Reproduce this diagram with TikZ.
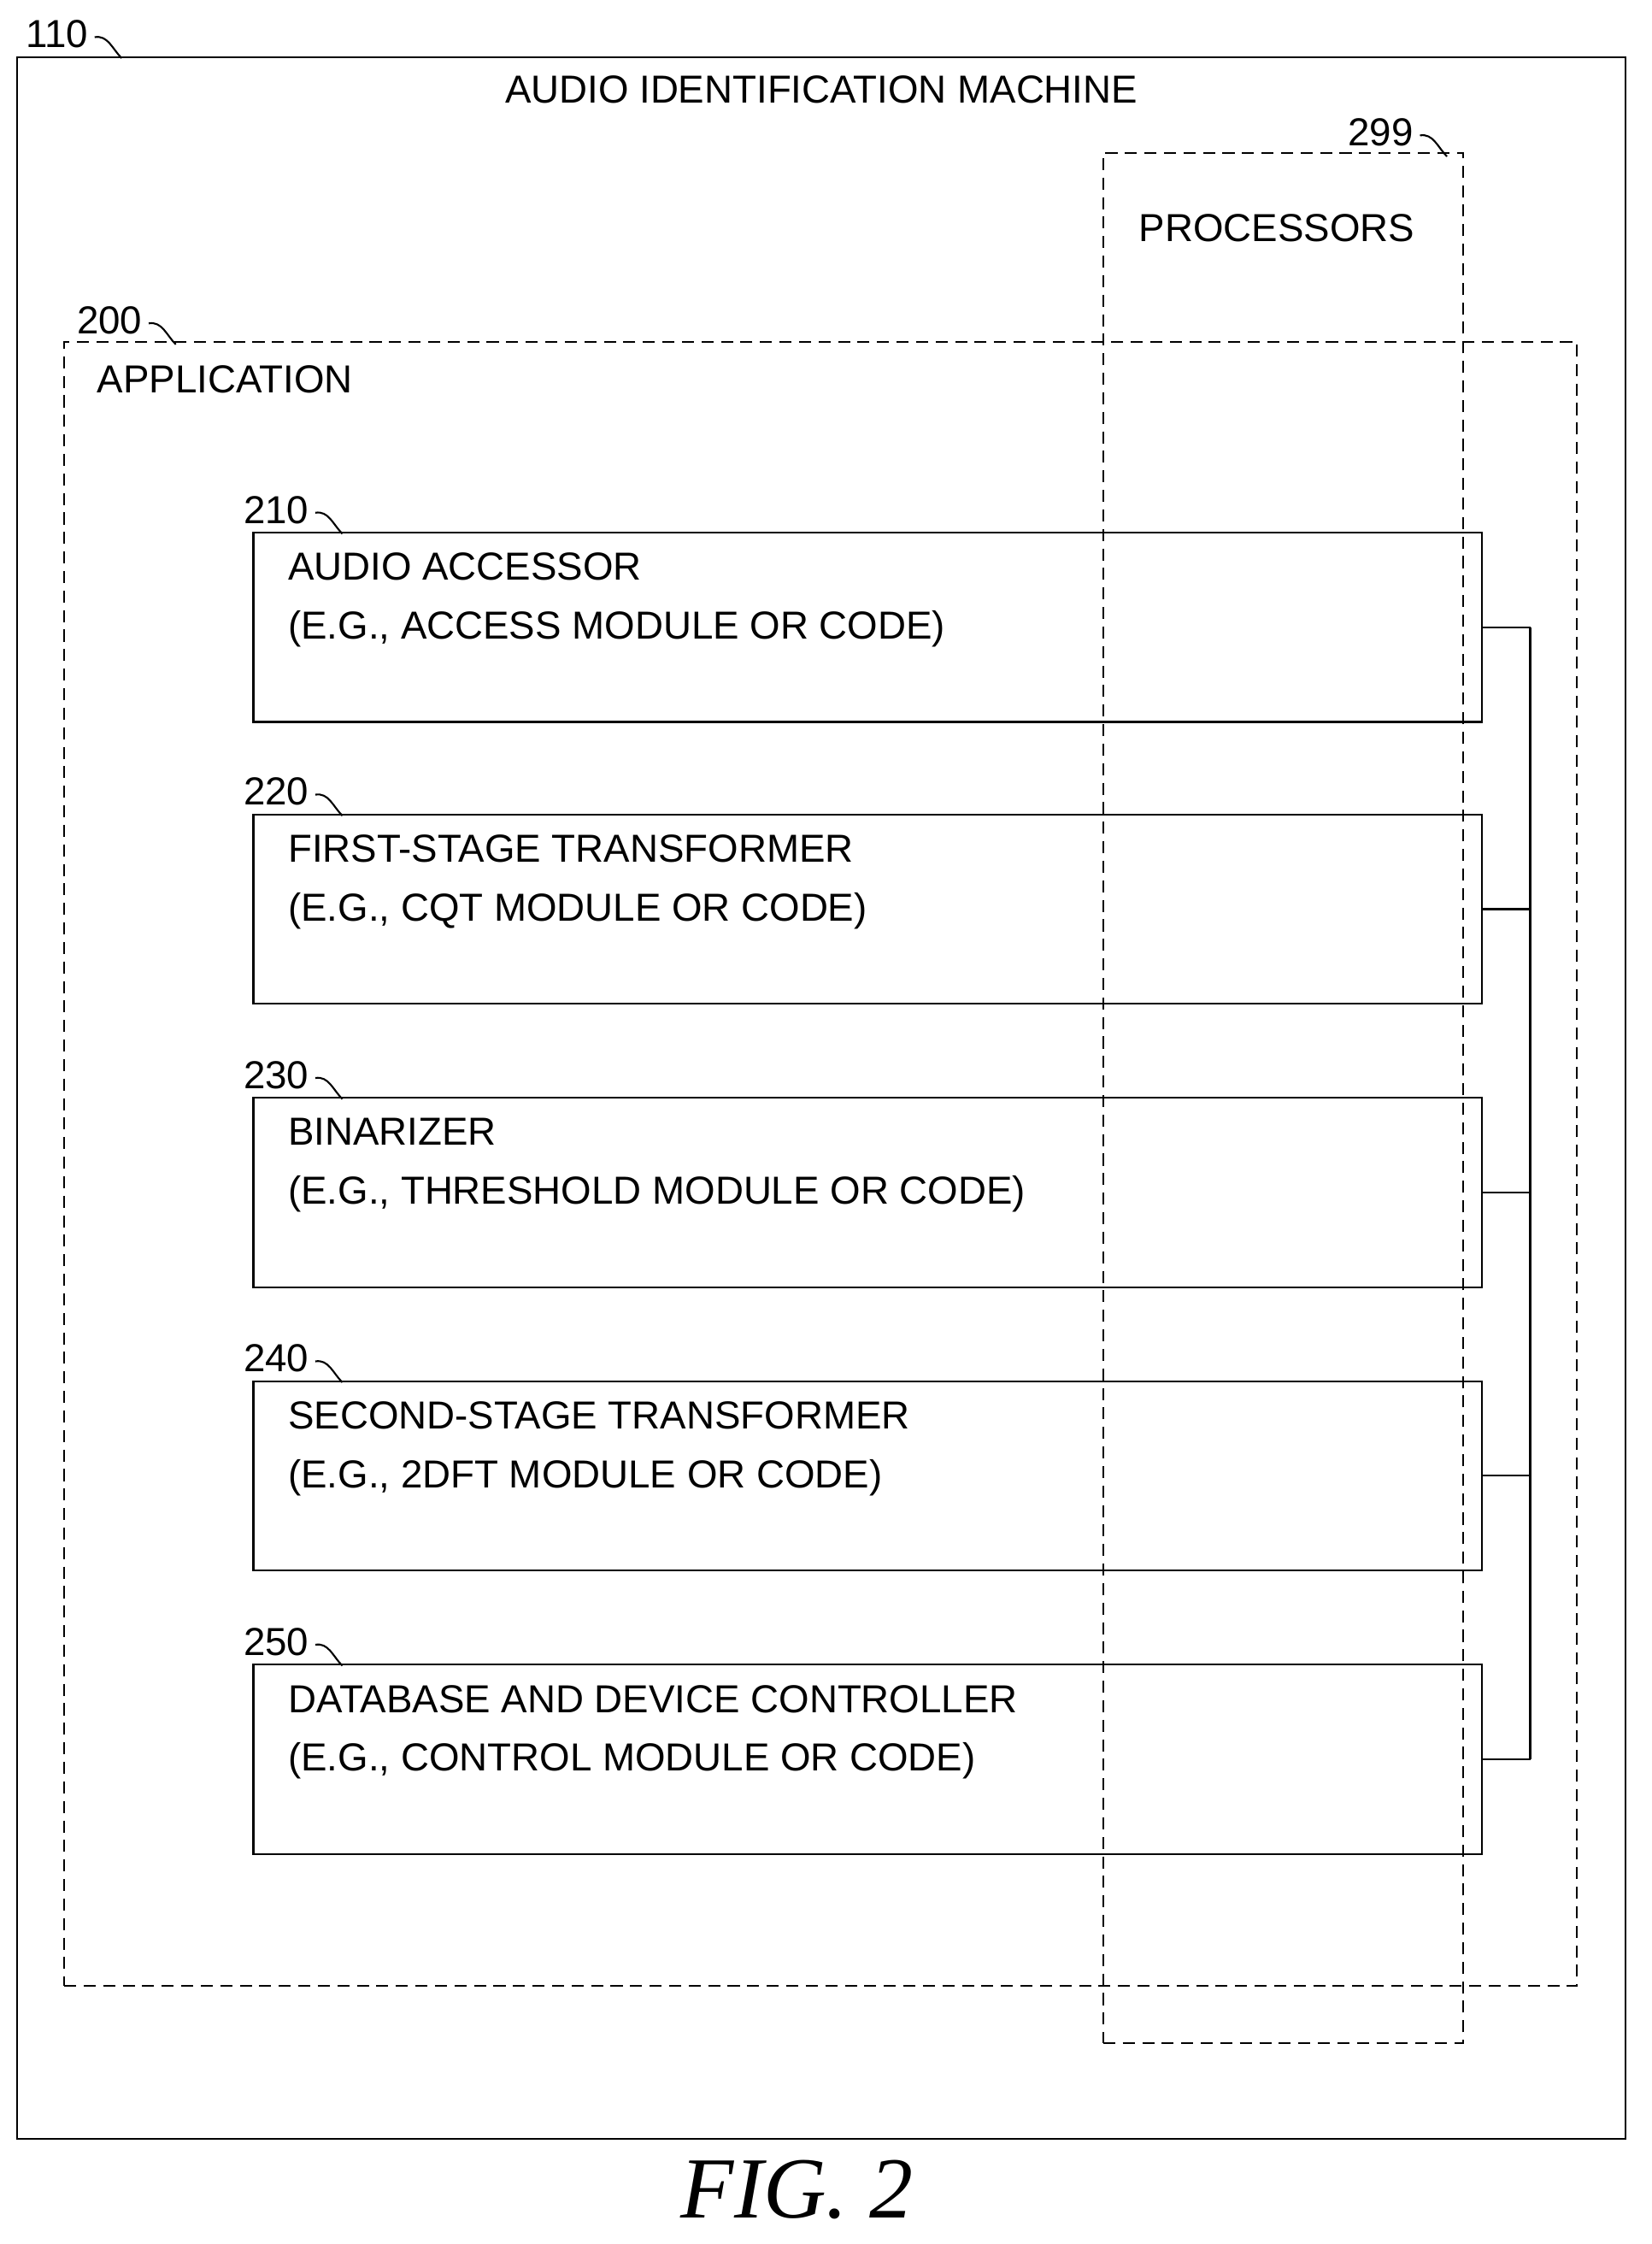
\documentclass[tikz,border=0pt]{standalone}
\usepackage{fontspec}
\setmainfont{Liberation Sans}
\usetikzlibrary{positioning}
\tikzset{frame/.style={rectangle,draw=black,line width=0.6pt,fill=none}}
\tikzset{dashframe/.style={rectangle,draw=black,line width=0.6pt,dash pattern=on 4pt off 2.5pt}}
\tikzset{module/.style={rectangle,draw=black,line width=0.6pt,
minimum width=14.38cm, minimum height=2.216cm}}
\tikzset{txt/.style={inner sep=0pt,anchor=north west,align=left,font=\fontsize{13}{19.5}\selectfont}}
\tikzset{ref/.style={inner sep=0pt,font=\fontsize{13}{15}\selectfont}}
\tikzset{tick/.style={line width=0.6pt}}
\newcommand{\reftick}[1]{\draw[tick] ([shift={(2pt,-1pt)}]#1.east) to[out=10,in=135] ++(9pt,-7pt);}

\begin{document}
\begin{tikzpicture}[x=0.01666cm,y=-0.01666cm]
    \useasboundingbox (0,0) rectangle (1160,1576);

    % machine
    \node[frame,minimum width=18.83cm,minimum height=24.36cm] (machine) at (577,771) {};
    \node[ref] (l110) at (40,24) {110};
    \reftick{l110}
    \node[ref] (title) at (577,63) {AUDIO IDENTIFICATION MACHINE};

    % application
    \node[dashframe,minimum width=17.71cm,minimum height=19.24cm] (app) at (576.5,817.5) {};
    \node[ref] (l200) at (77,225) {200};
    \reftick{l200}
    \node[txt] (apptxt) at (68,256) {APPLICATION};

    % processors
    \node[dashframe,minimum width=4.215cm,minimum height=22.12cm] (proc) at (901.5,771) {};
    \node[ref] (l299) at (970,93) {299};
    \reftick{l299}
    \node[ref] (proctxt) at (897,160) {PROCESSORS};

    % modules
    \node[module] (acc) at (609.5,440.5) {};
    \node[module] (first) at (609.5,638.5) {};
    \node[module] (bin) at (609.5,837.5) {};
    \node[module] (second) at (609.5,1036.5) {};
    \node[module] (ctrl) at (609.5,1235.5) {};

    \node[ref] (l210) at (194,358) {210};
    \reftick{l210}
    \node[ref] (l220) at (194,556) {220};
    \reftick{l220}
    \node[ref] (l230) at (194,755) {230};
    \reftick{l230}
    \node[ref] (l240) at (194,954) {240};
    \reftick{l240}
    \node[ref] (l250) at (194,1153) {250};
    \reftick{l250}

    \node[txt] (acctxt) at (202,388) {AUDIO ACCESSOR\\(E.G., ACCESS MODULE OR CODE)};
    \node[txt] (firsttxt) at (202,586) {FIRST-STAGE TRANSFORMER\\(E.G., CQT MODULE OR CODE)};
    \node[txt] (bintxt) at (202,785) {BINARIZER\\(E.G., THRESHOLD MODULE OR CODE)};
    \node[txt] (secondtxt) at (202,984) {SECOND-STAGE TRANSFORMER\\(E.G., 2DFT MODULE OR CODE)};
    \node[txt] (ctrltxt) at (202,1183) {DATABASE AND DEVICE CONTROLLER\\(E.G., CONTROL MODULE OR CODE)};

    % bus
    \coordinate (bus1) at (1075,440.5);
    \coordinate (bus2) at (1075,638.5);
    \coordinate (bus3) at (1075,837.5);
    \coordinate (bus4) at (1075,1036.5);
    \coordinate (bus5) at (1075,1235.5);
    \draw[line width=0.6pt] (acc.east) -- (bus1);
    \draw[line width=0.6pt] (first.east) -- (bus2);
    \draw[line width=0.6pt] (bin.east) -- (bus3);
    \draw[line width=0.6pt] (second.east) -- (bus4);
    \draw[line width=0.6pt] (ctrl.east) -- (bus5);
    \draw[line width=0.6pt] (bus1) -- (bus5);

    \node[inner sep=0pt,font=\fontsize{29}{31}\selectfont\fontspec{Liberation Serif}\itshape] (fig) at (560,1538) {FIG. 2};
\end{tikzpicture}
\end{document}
▬▬▬▬▬▬▬▬▬▬
§ **Short task**:
Print, exactly as written, the lines above from the first one to the one containing "(ctrl) at (609.5,1235.5)". Leave out pictures.

§ **Solution to the exercise**:
Reproduce this diagram with TikZ.
\documentclass[tikz,border=0pt]{standalone}
\usepackage{fontspec}
\setmainfont{Liberation Sans}
\usetikzlibrary{positioning}
\tikzset{frame/.style={rectangle,draw=black,line width=0.6pt,fill=none}}
\tikzset{dashframe/.style={rectangle,draw=black,line width=0.6pt,dash pattern=on 4pt off 2.5pt}}
\tikzset{module/.style={rectangle,draw=black,line width=0.6pt,
minimum width=14.38cm, minimum height=2.216cm}}
\tikzset{txt/.style={inner sep=0pt,anchor=north west,align=left,font=\fontsize{13}{19.5}\selectfont}}
\tikzset{ref/.style={inner sep=0pt,font=\fontsize{13}{15}\selectfont}}
\tikzset{tick/.style={line width=0.6pt}}
\newcommand{\reftick}[1]{\draw[tick] ([shift={(2pt,-1pt)}]#1.east) to[out=10,in=135] ++(9pt,-7pt);}

\begin{document}
\begin{tikzpicture}[x=0.01666cm,y=-0.01666cm]
    \useasboundingbox (0,0) rectangle (1160,1576);

    % machine
    \node[frame,minimum width=18.83cm,minimum height=24.36cm] (machine) at (577,771) {};
    \node[ref] (l110) at (40,24) {110};
    \reftick{l110}
    \node[ref] (title) at (577,63) {AUDIO IDENTIFICATION MACHINE};

    % application
    \node[dashframe,minimum width=17.71cm,minimum height=19.24cm] (app) at (576.5,817.5) {};
    \node[ref] (l200) at (77,225) {200};
    \reftick{l200}
    \node[txt] (apptxt) at (68,256) {APPLICATION};

    % processors
    \node[dashframe,minimum width=4.215cm,minimum height=22.12cm] (proc) at (901.5,771) {};
    \node[ref] (l299) at (970,93) {299};
    \reftick{l299}
    \node[ref] (proctxt) at (897,160) {PROCESSORS};

    % modules
    \node[module] (acc) at (609.5,440.5) {};
    \node[module] (first) at (609.5,638.5) {};
    \node[module] (bin) at (609.5,837.5) {};
    \node[module] (second) at (609.5,1036.5) {};
    \node[module] (ctrl) at (609.5,1235.5) {};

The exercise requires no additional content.